Seoul wanted the talks to be ministerial-level with its delegation led by Unification Minister Ryoo Kihl-jae. It wanted Kim Yang-gon, director of the United Front Department of the North’s ruling Workers’ Party, to lead the delegation traveling by land from North Korea.

Kim, who has been in charge of South Korean affairs since 2007, is considered an influential figure with sizeable authority in the North.

But Pyongyang didn’t want a ministerial-level meeting - although it still expected Ryoo to lead the South’s delegation. Pyongyang considers Kim more important than a minister, while Seoul considers him minister-rank.

According to spokesman Kim, liaison officials from Seoul and Pyongyang simultaneously exchanged lists of delegates at around 1 p.m. yesterday at a face-to-face meeting at the Neutral Nations Supervisory Commission in the truce village of Panmunjom.
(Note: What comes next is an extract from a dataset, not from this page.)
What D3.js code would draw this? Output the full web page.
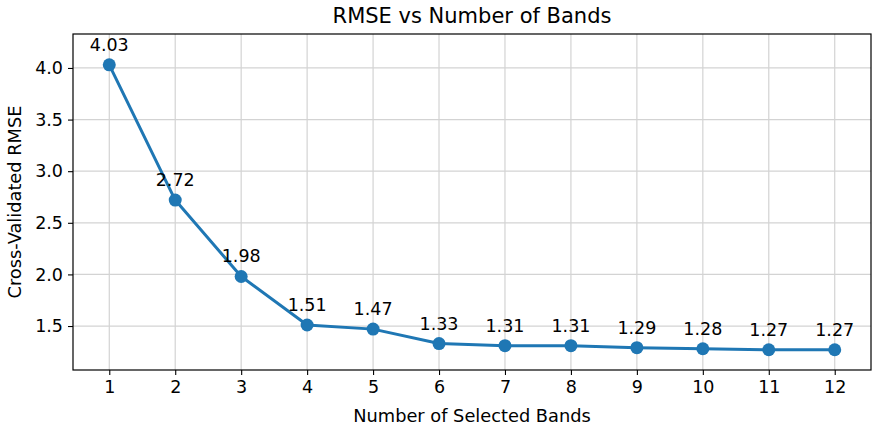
<!DOCTYPE html>
<html>
<head>
<meta charset="utf-8">
<script src="https://cdn.jsdelivr.net/npm/d3@7"></script>
<style>
  body { margin: 0; background: #fff; }
  text { font-family: "DejaVu Sans", sans-serif; fill: #000; }
</style>
</head>
<body>
<svg id="chart" width="879" height="429"></svg>
<script>
// data
const bands = [1, 2, 3, 4, 5, 6, 7, 8, 9, 10, 11, 12];
const rmse = [4.03, 2.72, 1.98, 1.51, 1.47, 1.33, 1.31, 1.31, 1.29, 1.28, 1.27, 1.27];
const yTicks = [1.5, 2.0, 2.5, 3.0, 3.5, 4.0];

const svg = d3.select("svg#chart");
const margin = { top: 34, right: 8, bottom: 59, left: 73 };
const width = +svg.attr("width");
const height = +svg.attr("height");
const chartWidth = width - margin.left - margin.right;
const chartHeight = height - margin.top - margin.bottom;

const x = d3.scaleLinear().domain([0.45, 12.55]).range([0, chartWidth]);
const y = d3.scaleLinear().domain([1.074, 4.329]).range([chartHeight, 0]);

const g = svg.append("g").attr("transform", `translate(${margin.left},${margin.top})`);

// grid
g.append("g")
  .selectAll("line")
  .data(bands)
  .join("line")
  .attr("x1", d => x(d)).attr("x2", d => x(d))
  .attr("y1", 0).attr("y2", chartHeight)
  .style("stroke", "#d3d3d3").style("stroke-width", 1.2);

g.append("g")
  .selectAll("line")
  .data(yTicks)
  .join("line")
  .attr("x1", 0).attr("x2", chartWidth)
  .attr("y1", d => y(d)).attr("y2", d => y(d))
  .style("stroke", "#d3d3d3").style("stroke-width", 1.2);

// axes
const xAxis = g.append("g")
  .attr("transform", `translate(0,${chartHeight})`)
  .call(d3.axisBottom(x).tickValues(bands).tickFormat(d3.format("d")).tickSize(5).tickPadding(6));
const yAxis = g.append("g")
  .call(d3.axisLeft(y).tickValues(yTicks).tickFormat(d3.format(".1f")).tickSize(5).tickPadding(5));

[xAxis, yAxis].forEach(a => {
  a.select(".domain").remove();
  a.selectAll("line").style("stroke", "#000").style("stroke-width", 1.1);
  a.selectAll("text").style("font-size", "17.5px").style("font-family", "DejaVu Sans, sans-serif");
});

// frame
g.append("rect")
  .attr("x", 0).attr("y", 0)
  .attr("width", chartWidth).attr("height", chartHeight)
  .attr("fill", "none")
  .style("stroke", "#000").style("stroke-width", 1.2);

// line + markers
const pts = bands.map((b, i) => [b, rmse[i]]);
g.append("path")
  .datum(pts)
  .attr("fill", "none")
  .style("stroke", "#1f77b4")
  .style("stroke-width", 3)
  .style("stroke-linejoin", "round")
  .attr("d", d3.line().x(d => x(d[0])).y(d => y(d[1])));

g.append("g")
  .selectAll("circle")
  .data(pts)
  .join("circle")
  .attr("cx", d => x(d[0]))
  .attr("cy", d => y(d[1]))
  .attr("r", 6.5)
  .attr("fill", "#1f77b4");

// value labels
g.append("g")
  .selectAll("text")
  .data(pts)
  .join("text")
  .attr("x", d => x(d[0]))
  .attr("y", d => y(d[1]) - 14)
  .attr("text-anchor", "middle")
  .style("font-size", "17.5px")
  .text(d => d[1].toFixed(2));

// titles
svg.append("text")
  .attr("x", margin.left + chartWidth / 2)
  .attr("y", 23)
  .attr("text-anchor", "middle")
  .style("font-size", "21px")
  .text("RMSE vs Number of Bands");

svg.append("text")
  .attr("x", margin.left + chartWidth / 2)
  .attr("y", 422)
  .attr("text-anchor", "middle")
  .style("font-size", "17.8px")
  .text("Number of Selected Bands");

svg.append("text")
  .attr("transform", `translate(21,${margin.top + chartHeight / 2}) rotate(-90)`)
  .attr("text-anchor", "middle")
  .style("font-size", "17.8px")
  .text("Cross-Validated RMSE");
</script>
</body>
</html>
As its chief representative, Seoul named Kim Nam-sik, vice Unification Minister. The North named Kang Ji-yong, director of the Secretariat of the Committee for Peaceful Reunification of Korea, a state-controlled independent organization in charge of inter-Korean interactions.

Immediately after the exchange, Pyongyang raised objections to Seoul’s chief negotiator.

“North Korea said if the Unification Minister doesn’t come, they wouldn’t attend the meeting,” Kim said. “They said the choice [of a vice-minister] is a grave provocation and a ridiculing of them.”

Asked whether the talks were postponed or canceled, Kim said, “Yes, the meeting arranged for tomorrow was canceled. But we want to say to Pyongyang that the door to a dialogue is still open.”

Kim said Seoul didn’t raise any objection to the North’s delegation. “We judged that Kang is not the counterpart to a Unification Minister,” Kim said, “Given the duties and the responsibilities of the posts.”

At the preliminary working-level dialogue on Sunday and Monday, South Korea requested the North send Kim Yang-gon.

North Korean negotiators refused, saying they would send “a senior-level official.”

Kim Yang-gon is known to be close to North Korean leader Kim Jong-un as a ruling party secretary in charge of Southern affairs.

In 2007, Kim had a secret meeting with then-National Intelligence Service chief Kim Man-bok to arrange the second inter-Korean summit, which was held in October 2007.

In 2009, he met with Yim Tae-hee, then-special envoy to President Lee Myung-bak, in Singapore, to negotiate a third inter-Korean summit that never came off.

Kim officially ordered the withdrawal of all 53,000 North Korean workers from the Kaesong Industrial Complex in April, shutting down the eight-year-old factory park.

But Kim didn’t attend any of the 21 ministerial-level meetings between 2000 and 2007. Instead, North Korea sent a so-called “chief cabinet councilor” as chief delegate, while the South usually sent its Unification Minister.